= Gum Yuen =

Gum Yuen (October 1875 – 15 May 1943) was a Chinese Australian carpenter, local Chinese community leader, and restaurateur.

==Early life==
Gum was born in October 1875 in Chung Gwok Village in Zhongshan, Guangdong, China, the second son of policeman Gang Poy and his wife Fong (née Young). Gum worked in a bakery after leaving school and emigrated to Australia in 1897, where he found work at the Melbourne-based Quong Hing furniture factory.

==Career==
In 1903, he relocated to West Perth and was hired as a cabinet maker by fellow Guangdong native Yuen Hoy Poy at his furniture factory, See Wah & Co. On 15 June 1910, Gum married Australian-born May Sam at the Methodist Church in West Perth.

The same year, he became a founding member of the Chung Wah Association in Perth, and was elected as its secretary and treasurer. In these roles Gum was in charge of buying land and building a hall for the association in James Street. Gum's family came to Australia in 1911, taking his wife and their son back to China with them. Gum returned to his home country for a year in 1914 and his wife gave birth to another son.

Together with his Chinese friends Yen Hay Hoy and Mew Toy, Gum became the owner and manager of the Perth-based furniture factory J. W. Wing & Co. by 1916. In 1921, Gum helped to organise a Kuomintang charter in Perth. He went back to China again in June 1923. This time, he returned to Australia with his wife and two sons; shortly afterwards, his third son was born.

In 1933, Gum became the sole proprietor of J. W. Wing & Co. after his two partners retired. Having started out with around eight Chinese workers in his employ, he now had fourteen Chinese and four European workers under him.
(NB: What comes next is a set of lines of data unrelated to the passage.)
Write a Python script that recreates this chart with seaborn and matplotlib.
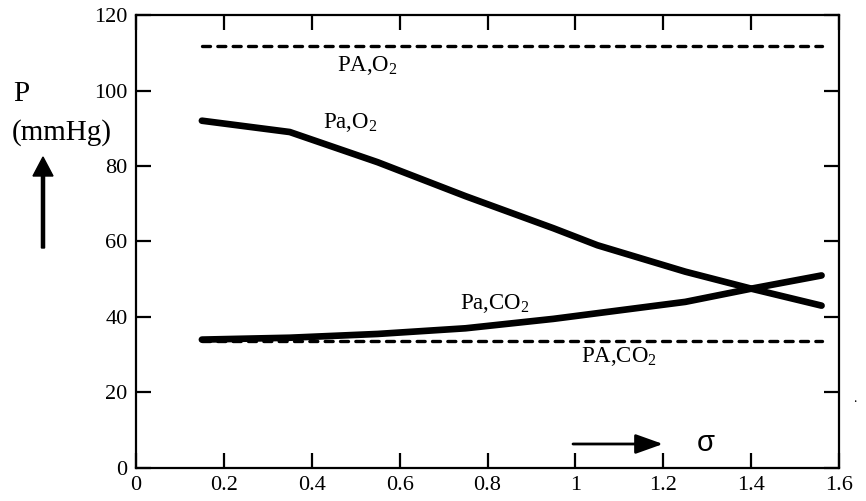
import matplotlib
matplotlib.use("Agg")
import matplotlib.pyplot as plt
import seaborn as sns
import pandas as pd

# Data
sigma_pao2 = [0.15, 0.35, 0.55, 0.75, 0.95, 1.05, 1.25, 1.40, 1.56]
pa_o2 = [92, 89, 81, 72, 63.5, 59, 52, 47.5, 43]
sigma_paco2 = [0.15, 0.35, 0.55, 0.75, 0.95, 1.15, 1.25, 1.40, 1.56]
pa_co2 = [34, 34.5, 35.5, 37, 39.5, 42.5, 44, 47.5, 51]
sigma_alv = [0.15, 1.56]
PA_o2 = [111.8, 111.8]
PA_co2 = [33.5, 33.5]
xticks = [0, 0.2, 0.4, 0.6, 0.8, 1, 1.2, 1.4, 1.6]
xticklabels = ["0", "0.2", "0.4", "0.6", "0.8", "1", "1.2", "1.4", "1.6"]
yticks = [0, 20, 40, 60, 80, 100, 120]

sns.set_theme(style="ticks")
plt.rcParams['font.family'] = ['Liberation Serif', 'DejaVu Serif']
plt.rcParams['text.color'] = 'black'
plt.rcParams['mathtext.fontset'] = 'custom'
plt.rcParams['mathtext.rm'] = 'Liberation Serif'
plt.rcParams['mathtext.it'] = 'Liberation Serif:italic'

fig = plt.figure(figsize=(8.66, 5.01), dpi=100)
ax = fig.add_axes([0.157, 0.066, 0.812, 0.904])

df_o2 = pd.DataFrame({"x": sigma_pao2, "y": pa_o2})
df_co2 = pd.DataFrame({"x": sigma_paco2, "y": pa_co2})
df_Ao2 = pd.DataFrame({"x": sigma_alv, "y": PA_o2})
df_Aco2 = pd.DataFrame({"x": sigma_alv, "y": PA_co2})

sns.lineplot(data=df_o2, x="x", y="y", ax=ax, color="black", lw=4.8,
             solid_capstyle="round", sort=False)
sns.lineplot(data=df_co2, x="x", y="y", ax=ax, color="black", lw=4.8,
             solid_capstyle="round", sort=False)
for d in (df_Ao2, df_Aco2):
    sns.lineplot(data=d, x="x", y="y", ax=ax, color="black", lw=2.4, sort=False)
for line in ax.lines[2:]:
    line.set_dashes([2.4, 2.2])
    line.set_dash_capstyle("round")

ax.set_xlim(0, 1.6)
ax.set_ylim(0, 120)
ax.set_xticks(xticks)
ax.set_xticklabels(xticklabels)
ax.set_yticks(yticks)
ax.set_xlabel("")
ax.set_ylabel("")
for s in ax.spines.values():
    s.set_visible(True)
    s.set_linewidth(1.6)
    s.set_color("black")
ax.tick_params(direction="in", length=11, width=1.6, color="black",
               labelsize=16, top=True, right=True, labelcolor="black")
ax.tick_params(axis="x", pad=6)
ax.tick_params(axis="y", pad=6)
for lab in ax.get_xticklabels() + ax.get_yticklabels():
    lab.set_fontfamily("Liberation Serif")

tfs = 16.5
ax.text(0.457, 106.5, r"$\mathrm{PA{,}O_2}$", fontsize=tfs, ha="left", va="center")
ax.text(0.425, 91.5, r"$\mathrm{Pa{,}O_2}$", fontsize=tfs, ha="left", va="center")
ax.text(0.738, 43.5, r"$\mathrm{Pa{,}CO_2}$", fontsize=tfs, ha="left", va="center")
ax.text(1.013, 29.5, r"$\mathrm{PA{,}CO_2}$", fontsize=tfs, ha="left", va="center")

# axis labels outside
fig.text(13/866, 1 - 94/501, "P", fontsize=21, ha="left", va="center")
fig.text(12/866, 1 - 133/501, "(mmHg)", fontsize=21, ha="left", va="center")
fig.patches.append(matplotlib.patches.FancyArrow(
    43/866, 1 - 248/501, 0, (248-157)/501, width=1.8/501, head_width=20/866,
    head_length=19/501, length_includes_head=True, color="black",
    transform=fig.transFigure, figure=fig))
ax.annotate("", xy=(663/866, 1 - 444/501), xytext=(573/866, 1 - 444/501),
            xycoords="figure fraction", textcoords="figure fraction",
            arrowprops=dict(arrowstyle="-|>,head_length=1.4,head_width=0.5",
                            lw=2, color="black", shrinkA=0, shrinkB=0))
fig.text(706/866, 1 - 443/501, "σ", fontsize=21, ha="center", va="center",
         family="Liberation Sans")
fig.text(855/866, 1 - 398/501, ".", fontsize=10, ha="center", va="center")

fig.savefig("out.png", dpi=100)
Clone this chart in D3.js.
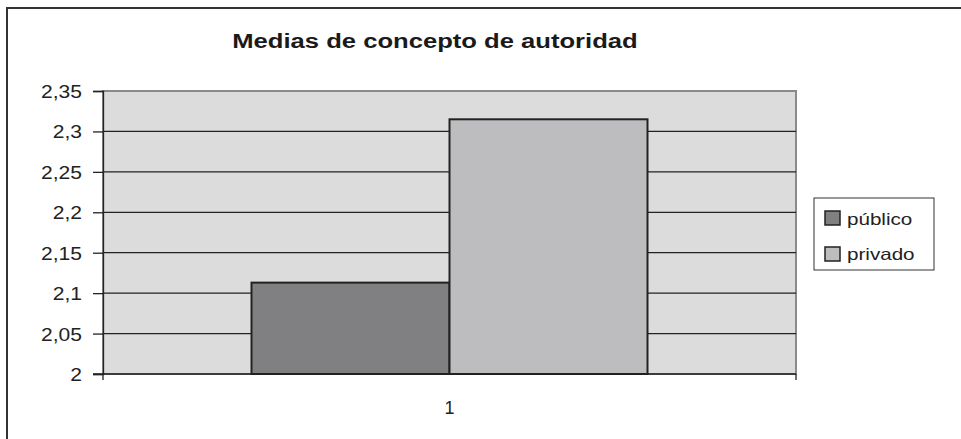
<!DOCTYPE html>
<html><head><meta charset="utf-8">
<script src="https://cdn.jsdelivr.net/npm/d3@7"></script>
<style>body{margin:0;background:#fff;}svg{display:block;font-family:Arial,"Liberation Sans",sans-serif;}</style>
</head><body>
<svg id="c" width="961" height="439"></svg>
<script>
const title = "Medias de concepto de autoridad";
const categories = ["1"];
const seriesNames = ["público", "privado"];
const publicoValues = [2.113];
const privadoValues = [2.315];
const yTicks = [2, 2.05, 2.1, 2.15, 2.2, 2.25, 2.3, 2.35];
const colors = ["#808083", "#bdbdc0"];

const FONT = "Arial, 'Liberation Sans', sans-serif";
const svg = d3.select("#c");
// outer frame
svg.append("path").attr("d", "M7,440 V8 H962").attr("fill", "none").attr("stroke", "#333").attr("stroke-width", 2);

const m = {left: 103, right: 796, top: 91, bottom: 374};
const x = d3.scaleBand().domain(categories).range([m.left, m.right]);
const xs = d3.scaleBand().domain(seriesNames).range([0, x.bandwidth()]).paddingInner(0).paddingOuter(0.75);
const y = d3.scaleLinear().domain([2, 2.35]).range([m.bottom, m.top]);

svg.append("rect").attr("x", m.left).attr("y", m.top).attr("width", m.right - m.left).attr("height", m.bottom - m.top)
  .attr("fill", "#dcdcdd").attr("stroke", "#8a8a8a").attr("stroke-width", 2);

// gridlines
svg.append("g").selectAll("line").data(yTicks.filter(t => t > 2 && t < 2.35)).join("line")
  .attr("x1", m.left).attr("x2", m.right).attr("y1", d => y(d)).attr("y2", d => y(d))
  .attr("stroke", "#222").attr("stroke-width", 1.3);

const data = categories.map((c, i) => ({c, vals: [publicoValues[i], privadoValues[i]]}));
const g = svg.append("g");
data.forEach(d => {
  d.vals.forEach((v, j) => {
    g.append("rect").attr("x", x(d.c) + xs(seriesNames[j])).attr("y", y(v))
      .attr("width", xs.bandwidth()).attr("height", y(2) - y(v))
      .attr("fill", colors[j]).attr("stroke", "#222").attr("stroke-width", 2);
  });
});

// y axis
const SX = 1.17;
const yAxis = d3.axisLeft(y).tickValues(yTicks).tickSize(10).tickPadding(11)
  .tickFormat(d => d3.format("")(+d.toFixed(2)).replace(".", ","));
const ya = svg.append("g").attr("transform", `translate(${m.left},0)`).call(yAxis);
ya.select(".domain").attr("stroke", "#222").attr("stroke-width", 1.3);
ya.selectAll(".tick line").attr("stroke", "#222").attr("stroke-width", 1.3);
ya.selectAll("text").attr("font-size", 18).attr("fill", "#222").attr("font-family", FONT)
  .attr("transform", `scale(${SX},1)`).attr("x", -21 / SX).attr("dy", "0.36em");

// x axis
const xAxis = d3.axisBottom(x).tickSize(0).tickPadding(27);
const xa = svg.append("g").attr("transform", `translate(0,${m.bottom})`).call(xAxis);
xa.select(".domain").remove();
xa.selectAll("text").attr("font-size", 18).attr("fill", "#222").attr("font-family", FONT);
svg.append("line").attr("x1", m.left - 10).attr("x2", m.right).attr("y1", m.bottom).attr("y2", m.bottom).attr("stroke", "#222").attr("stroke-width", 1.3);
[m.left, m.right].forEach(xx => svg.append("line").attr("x1", xx).attr("x2", xx).attr("y1", m.bottom).attr("y2", m.bottom + 6).attr("stroke", "#222").attr("stroke-width", 1.3));

// title
svg.append("text").attr("transform", "translate(435,48) scale(1.22,1)").attr("text-anchor", "middle")
  .attr("font-size", 21).attr("font-weight", "bold").attr("fill", "#1a1a1a").text(title);

// legend
const lg = svg.append("g");
lg.append("rect").attr("x", 814).attr("y", 198).attr("width", 120).attr("height", 72)
  .attr("fill", "#fff").attr("stroke", "#333").attr("stroke-width", 1);
seriesNames.forEach((s, i) => {
  lg.append("rect").attr("x", 825).attr("y", 211 + i * 36).attr("width", 15).attr("height", 14)
    .attr("fill", colors[i]).attr("stroke", "#222").attr("stroke-width", 1.5);
  lg.append("text").attr("transform", `translate(847,${225 + i * 35}) scale(1.25,1)`)
    .attr("font-size", 16.5).attr("fill", "#222").text(s);
});
</script>
</body></html>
The company mainly supplied furniture made from woods like jarrah, Tasmanian oak, and pine to local firms like W. Zimpel and Bairds Co.

==Later years==
In 1930, together with Guangdong herbalist Yuen Bow, Gum established the Nanking Cafe in Barrack Street, Perth, serving both Chinese and Europeans. During World War II, Gum was the treasurer of the Chinese Patriotic Society which financially backed those fighting against the Japanese in China.

Gum died on 15 May 1943 in his residence at Newcastle Street. The cause of death was chronic emphysema. He was buried in Karrakatta Cemetery. His furniture factory closed in 1951.